───── SOURCE DATA

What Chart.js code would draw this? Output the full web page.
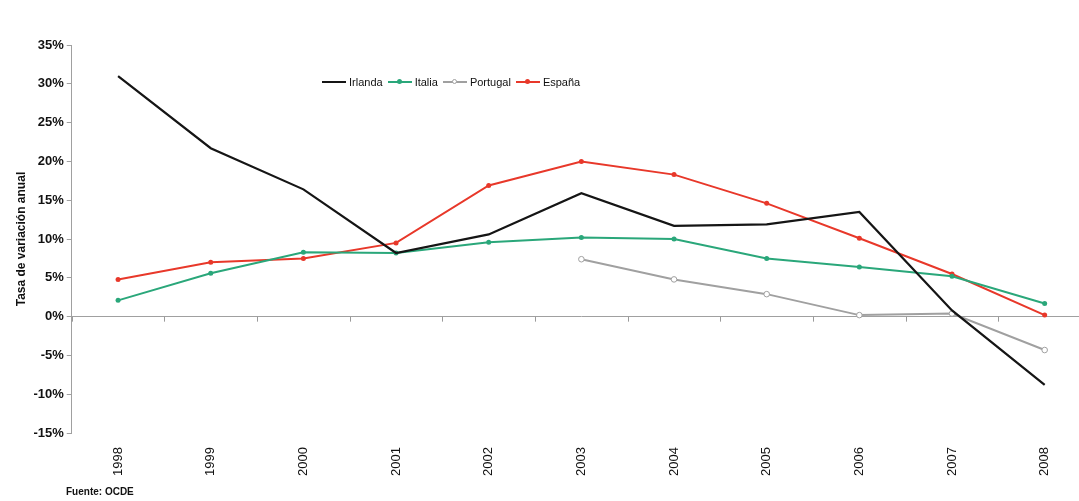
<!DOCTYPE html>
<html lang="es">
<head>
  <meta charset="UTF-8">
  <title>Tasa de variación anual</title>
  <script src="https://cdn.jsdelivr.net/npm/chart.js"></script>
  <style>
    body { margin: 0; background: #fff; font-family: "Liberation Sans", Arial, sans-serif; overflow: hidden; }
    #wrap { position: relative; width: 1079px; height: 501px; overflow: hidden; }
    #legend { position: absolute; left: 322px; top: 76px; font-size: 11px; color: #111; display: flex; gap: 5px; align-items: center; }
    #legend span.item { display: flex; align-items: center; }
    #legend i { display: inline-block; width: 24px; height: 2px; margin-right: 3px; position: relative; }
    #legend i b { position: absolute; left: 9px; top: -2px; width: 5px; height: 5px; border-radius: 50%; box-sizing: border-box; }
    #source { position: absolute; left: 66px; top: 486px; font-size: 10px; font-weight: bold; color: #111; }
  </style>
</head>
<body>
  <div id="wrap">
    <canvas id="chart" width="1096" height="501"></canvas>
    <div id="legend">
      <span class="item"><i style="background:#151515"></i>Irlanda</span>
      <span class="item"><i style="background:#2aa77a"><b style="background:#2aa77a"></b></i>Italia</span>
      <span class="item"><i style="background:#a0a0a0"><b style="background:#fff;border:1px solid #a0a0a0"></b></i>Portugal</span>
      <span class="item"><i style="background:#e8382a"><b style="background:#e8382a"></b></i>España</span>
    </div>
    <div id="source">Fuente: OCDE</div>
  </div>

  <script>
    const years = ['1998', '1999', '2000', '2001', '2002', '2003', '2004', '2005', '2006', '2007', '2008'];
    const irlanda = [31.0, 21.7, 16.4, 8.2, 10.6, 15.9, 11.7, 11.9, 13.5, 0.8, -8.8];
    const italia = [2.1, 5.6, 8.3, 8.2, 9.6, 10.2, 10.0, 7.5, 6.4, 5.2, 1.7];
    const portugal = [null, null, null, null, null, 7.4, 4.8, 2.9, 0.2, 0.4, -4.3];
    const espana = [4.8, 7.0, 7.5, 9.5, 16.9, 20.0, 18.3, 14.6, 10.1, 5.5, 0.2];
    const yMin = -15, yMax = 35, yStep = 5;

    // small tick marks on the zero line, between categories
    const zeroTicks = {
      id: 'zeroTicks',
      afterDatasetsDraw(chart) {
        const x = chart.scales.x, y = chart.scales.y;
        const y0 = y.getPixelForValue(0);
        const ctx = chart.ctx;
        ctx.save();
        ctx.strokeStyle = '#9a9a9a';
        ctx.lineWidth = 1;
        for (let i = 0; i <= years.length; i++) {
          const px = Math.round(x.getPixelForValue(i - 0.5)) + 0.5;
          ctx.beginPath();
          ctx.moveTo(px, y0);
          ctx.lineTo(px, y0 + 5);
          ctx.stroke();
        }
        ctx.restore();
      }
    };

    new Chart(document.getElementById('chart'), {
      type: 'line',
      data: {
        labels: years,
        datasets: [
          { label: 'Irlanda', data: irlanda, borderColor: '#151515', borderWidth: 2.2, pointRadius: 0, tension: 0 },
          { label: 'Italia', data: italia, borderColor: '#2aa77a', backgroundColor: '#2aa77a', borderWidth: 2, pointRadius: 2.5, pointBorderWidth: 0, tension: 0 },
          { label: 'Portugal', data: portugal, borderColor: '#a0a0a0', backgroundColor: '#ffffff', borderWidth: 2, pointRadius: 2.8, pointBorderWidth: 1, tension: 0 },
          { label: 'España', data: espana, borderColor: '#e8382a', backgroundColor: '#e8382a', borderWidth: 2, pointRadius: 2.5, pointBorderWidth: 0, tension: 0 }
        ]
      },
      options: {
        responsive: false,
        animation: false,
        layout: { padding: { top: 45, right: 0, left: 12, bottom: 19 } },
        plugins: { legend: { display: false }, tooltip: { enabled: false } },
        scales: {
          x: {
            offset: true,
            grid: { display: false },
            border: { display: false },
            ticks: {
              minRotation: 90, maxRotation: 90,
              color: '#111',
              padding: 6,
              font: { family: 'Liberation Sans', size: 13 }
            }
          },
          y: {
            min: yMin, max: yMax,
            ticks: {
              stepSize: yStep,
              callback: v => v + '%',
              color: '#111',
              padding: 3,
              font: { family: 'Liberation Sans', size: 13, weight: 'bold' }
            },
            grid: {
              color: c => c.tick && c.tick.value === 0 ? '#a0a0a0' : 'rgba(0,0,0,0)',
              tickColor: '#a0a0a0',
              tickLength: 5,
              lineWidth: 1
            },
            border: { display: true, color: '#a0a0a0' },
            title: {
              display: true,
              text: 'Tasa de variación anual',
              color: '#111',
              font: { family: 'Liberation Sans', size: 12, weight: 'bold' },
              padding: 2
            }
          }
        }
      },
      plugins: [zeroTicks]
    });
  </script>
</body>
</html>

──────────

▶ **TASK OBJECTIVE**: All of the material above should be reproduced exactly, except the pictures.

▶ **SOLUTION BELOW**:
What Chart.js code would draw this? Output the full web page.
<!DOCTYPE html>
<html lang="es">
<head>
  <meta charset="UTF-8">
  <title>Tasa de variación anual</title>
  <script src="https://cdn.jsdelivr.net/npm/chart.js"></script>
  <style>
    body { margin: 0; background: #fff; font-family: "Liberation Sans", Arial, sans-serif; overflow: hidden; }
    #wrap { position: relative; width: 1079px; height: 501px; overflow: hidden; }
    #legend { position: absolute; left: 322px; top: 76px; font-size: 11px; color: #111; display: flex; gap: 5px; align-items: center; }
    #legend span.item { display: flex; align-items: center; }
    #legend i { display: inline-block; width: 24px; height: 2px; margin-right: 3px; position: relative; }
    #legend i b { position: absolute; left: 9px; top: -2px; width: 5px; height: 5px; border-radius: 50%; box-sizing: border-box; }
    #source { position: absolute; left: 66px; top: 486px; font-size: 10px; font-weight: bold; color: #111; }
  </style>
</head>
<body>
  <div id="wrap">
    <canvas id="chart" width="1096" height="501"></canvas>
    <div id="legend">
      <span class="item"><i style="background:#151515"></i>Irlanda</span>
      <span class="item"><i style="background:#2aa77a"><b style="background:#2aa77a"></b></i>Italia</span>
      <span class="item"><i style="background:#a0a0a0"><b style="background:#fff;border:1px solid #a0a0a0"></b></i>Portugal</span>
      <span class="item"><i style="background:#e8382a"><b style="background:#e8382a"></b></i>España</span>
    </div>
    <div id="source">Fuente: OCDE</div>
  </div>

  <script>
    const years = ['1998', '1999', '2000', '2001', '2002', '2003', '2004', '2005', '2006', '2007', '2008'];
    const irlanda = [31.0, 21.7, 16.4, 8.2, 10.6, 15.9, 11.7, 11.9, 13.5, 0.8, -8.8];
    const italia = [2.1, 5.6, 8.3, 8.2, 9.6, 10.2, 10.0, 7.5, 6.4, 5.2, 1.7];
    const portugal = [null, null, null, null, null, 7.4, 4.8, 2.9, 0.2, 0.4, -4.3];
    const espana = [4.8, 7.0, 7.5, 9.5, 16.9, 20.0, 18.3, 14.6, 10.1, 5.5, 0.2];
    const yMin = -15, yMax = 35, yStep = 5;

    // small tick marks on the zero line, between categories
    const zeroTicks = {
      id: 'zeroTicks',
      afterDatasetsDraw(chart) {
        const x = chart.scales.x, y = chart.scales.y;
        const y0 = y.getPixelForValue(0);
        const ctx = chart.ctx;
        ctx.save();
        ctx.strokeStyle = '#9a9a9a';
        ctx.lineWidth = 1;
        for (let i = 0; i <= years.length; i++) {
          const px = Math.round(x.getPixelForValue(i - 0.5)) + 0.5;
          ctx.beginPath();
          ctx.moveTo(px, y0);
          ctx.lineTo(px, y0 + 5);
          ctx.stroke();
        }
        ctx.restore();
      }
    };

    new Chart(document.getElementById('chart'), {
      type: 'line',
      data: {
        labels: years,
        datasets: [
          { label: 'Irlanda', data: irlanda, borderColor: '#151515', borderWidth: 2.2, pointRadius: 0, tension: 0 },
          { label: 'Italia', data: italia, borderColor: '#2aa77a', backgroundColor: '#2aa77a', borderWidth: 2, pointRadius: 2.5, pointBorderWidth: 0, tension: 0 },
          { label: 'Portugal', data: portugal, borderColor: '#a0a0a0', backgroundColor: '#ffffff', borderWidth: 2, pointRadius: 2.8, pointBorderWidth: 1, tension: 0 },
          { label: 'España', data: espana, borderColor: '#e8382a', backgroundColor: '#e8382a', borderWidth: 2, pointRadius: 2.5, pointBorderWidth: 0, tension: 0 }
        ]
      },
      options: {
        responsive: false,
        animation: false,
        layout: { padding: { top: 45, right: 0, left: 12, bottom: 19 } },
        plugins: { legend: { display: false }, tooltip: { enabled: false } },
        scales: {
          x: {
            offset: true,
            grid: { display: false },
            border: { display: false },
            ticks: {
              minRotation: 90, maxRotation: 90,
              color: '#111',
              padding: 6,
              font: { family: 'Liberation Sans', size: 13 }
            }
          },
          y: {
            min: yMin, max: yMax,
            ticks: {
              stepSize: yStep,
              callback: v => v + '%',
              color: '#111',
              padding: 3,
              font: { family: 'Liberation Sans', size: 13, weight: 'bold' }
            },
            grid: {
              color: c => c.tick && c.tick.value === 0 ? '#a0a0a0' : 'rgba(0,0,0,0)',
              tickColor: '#a0a0a0',
              tickLength: 5,
              lineWidth: 1
            },
            border: { display: true, color: '#a0a0a0' },
            title: {
              display: true,
              text: 'Tasa de variación anual',
              color: '#111',
              font: { family: 'Liberation Sans', size: 12, weight: 'bold' },
              padding: 2
            }
          }
        }
      },
      plugins: [zeroTicks]
    });
  </script>
</body>
</html>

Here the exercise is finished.